I would like to do a filtered collective write on data that lives on GPU (Nvidia). The filter would compress the GPU data using a fast GPU algorithm, then transfer the data to CPU to let HDF5 continue the write operation.
What happens is that the collective write crashes prior to calling the filter. In the debugger, the call stack shows a call to H5D_gather_mem. The memory gather calls a memcpy. The memcpy most probably fails because it is trying to copy GPU data.
Assuming the data must be compressed on GPU, a work-around could look like this:
Copy data from GPU to CPU
Create the dataset
write the data
in filter function, copy data back to GPU, compress it, copy compressed to CPU.
The number of copy operations can have a big impact on performance. Is there a solution to this problem?
if I understand correctly your data is already on the GPU and you’d like to bypass the filter pipeline of HDF5. You can achieve this by using the H5D_write_chunk function ( https://portal.hdfgroup.org/display/HDF5/H5D_WRITE_CHUNK ). This way you can directly pass the already compressed data to HDF5 to write to the file, so there is no need to copy the uncompressed data to CPU memory.
Thanks for your reply. I was not aware of this function.
I gave it a try, and H5Dwrite_chunk seems to be working if I don’t use collective-IO.
If I use collective-IO with any number of MPI-ranks (including 1), I get the following errors:
HDF5-DIAG: Error detected in HDF5 (1.10.3) MPI-process 0:
#000: H5Dio.c line 404 in H5Dwrite_chunk(): can't write unprocessed chunk data
major: Dataset
minor: Write failed
#001: H5Dchunk.c line 460 in H5D__chunk_direct_write(): unable to write raw data to file
major: Dataset
minor: Write failed
#002: H5Fio.c line 165 in H5F_block_write(): write through page buffer failed
major: Low-level I/O
minor: Write failed
#003: H5PB.c line 1028 in H5PB_write(): write through metadata accumulator failed
major: Page Buffering
minor: Write failed
#004: H5Faccum.c line 826 in H5F__accum_write(): file write failed
major: Low-level I/O
minor: Write failed
#005: H5FDint.c line 258 in H5FD_write(): driver write request failed
major: Virtual File Layer
minor: Write failed
#006: H5FDmpio.c line 1775 in H5FD_mpio_write(): MPI_File_set_view failed
major: Internal error (too specific to document in detail)
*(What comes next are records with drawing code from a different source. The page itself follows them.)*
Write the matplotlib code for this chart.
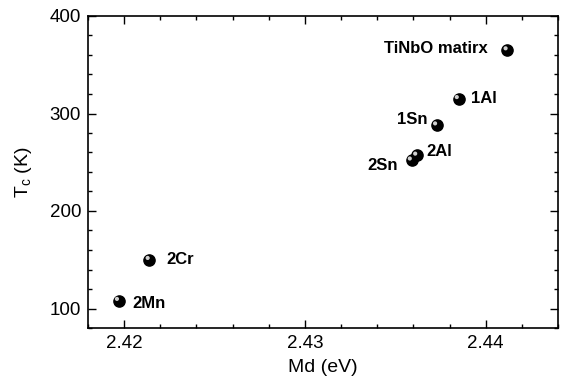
import matplotlib
matplotlib.use("Agg")
import matplotlib.pyplot as plt
from matplotlib.ticker import MultipleLocator, FormatStrFormatter
from matplotlib.transforms import offset_copy

plt.rcParams["font.family"] = ["Liberation Sans", "DejaVu Sans"]

labels = ["TiNbO matirx", "1Al", "1Sn", "2Al", "2Sn", "2Cr", "2Mn"]
md = [2.4412, 2.4385, 2.4373, 2.4362, 2.4359, 2.4214, 2.4197]
tc = [365, 315, 288, 257, 252, 150, 108]
# label offsets in points (dx, dy) and alignment
offsets = [(-14, 1), (9, 0), (-7, 4), (7, 3), (-10, -4), (12, 0), (10, -2)]
aligns = ["right", "left", "right", "left", "right", "left", "left"]

fig = plt.figure(figsize=(5.61, 3.84), dpi=100)
ax = fig.add_axes([88 / 561, 1 - 328 / 384, (558 - 88) / 561, (328 - 16) / 384])

ax.scatter(md, tc, s=65, color="black", zorder=3)
hl = offset_copy(ax.transData, fig=fig, x=-1.3, y=1.3, units="points")
ax.scatter(md, tc, s=9, color="#d0d0d0", edgecolors="none", transform=hl, zorder=4)

for lab, x, y, (dx, dy), ha in zip(labels, md, tc, offsets, aligns):
    ax.annotate(lab, (x, y), xytext=(dx, dy), textcoords="offset points",
                ha=ha, va="center", fontsize=12, fontweight="bold")

ax.set_xlim(2.418, 2.444)
ax.set_ylim(80, 400)
ax.xaxis.set_major_locator(MultipleLocator(0.01))
ax.xaxis.set_minor_locator(MultipleLocator(0.002))
ax.yaxis.set_major_locator(MultipleLocator(100))
ax.yaxis.set_minor_locator(MultipleLocator(20))
ax.xaxis.set_major_formatter(FormatStrFormatter("%.2f"))
ax.tick_params(which="both", direction="in", top=True, right=True, labelsize=13.5, width=1)
ax.tick_params(which="major", length=6, pad=5)
ax.tick_params(which="minor", length=3)
for s in ax.spines.values():
    s.set_linewidth(1.2)

ax.set_xlabel("Md (eV)", fontsize=14, labelpad=5)
ax.set_ylabel("T$_\\mathregular{c}$ (K)", fontsize=14, labelpad=11)

fig.savefig("out.png", dpi=100)
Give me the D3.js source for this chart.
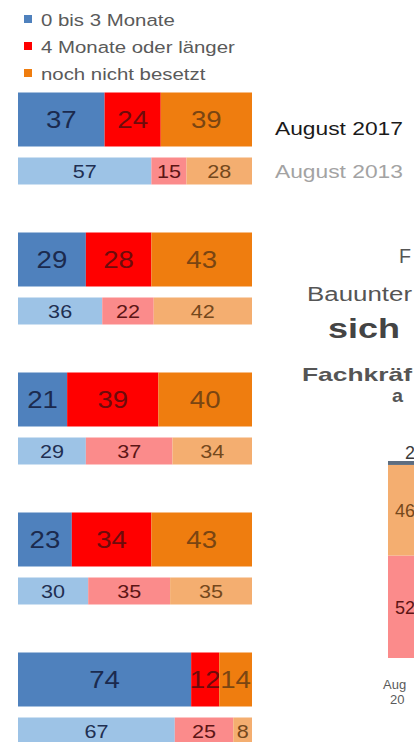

minor: Some MPI function failed
#007: H5FDmpio.c line 1775 in H5FD_mpio_write(): Invalid datatype, error stack:
MPIR_Ext_datatype_iscommitted(70): Invalid datatype
major: Internal error (too specific to document in detail)
minor: MPI Error String
I call H5Dwrite_chunk like this:
H5::DSetMemXferPropList xfer_plist;
H5Pset_dxpl_mpio(xfer_plist.getId() , H5FD_MPIO_COLLECTIVE);
.
// Here, filter GPU data on GPU, copy data to CPU
.
// Write chunk
H5Dwrite_chunk( dset_id, xfer_plist.getId(), 0, offset, chunk_dims[0]*chunk_dims[1]*chunk_dims[2] *sizeof(int), cpuData );
I think the parallel write of compressed chunks is a relatively new addition to HDF5, so unfortunately I’m not that familiar with its features. It seems however, there has been some discussion relating to this feature in the following thread: https://forum.hdfgroup.org/t/compressed-parallel-writing-problem/4979
Thanks for your reply and pointing me to the other thread.
From the other thread, it seems that version 1.10.3 (I’ve been using this version) has a bug which could explain my problem.
I’ll download and try v1.10.5.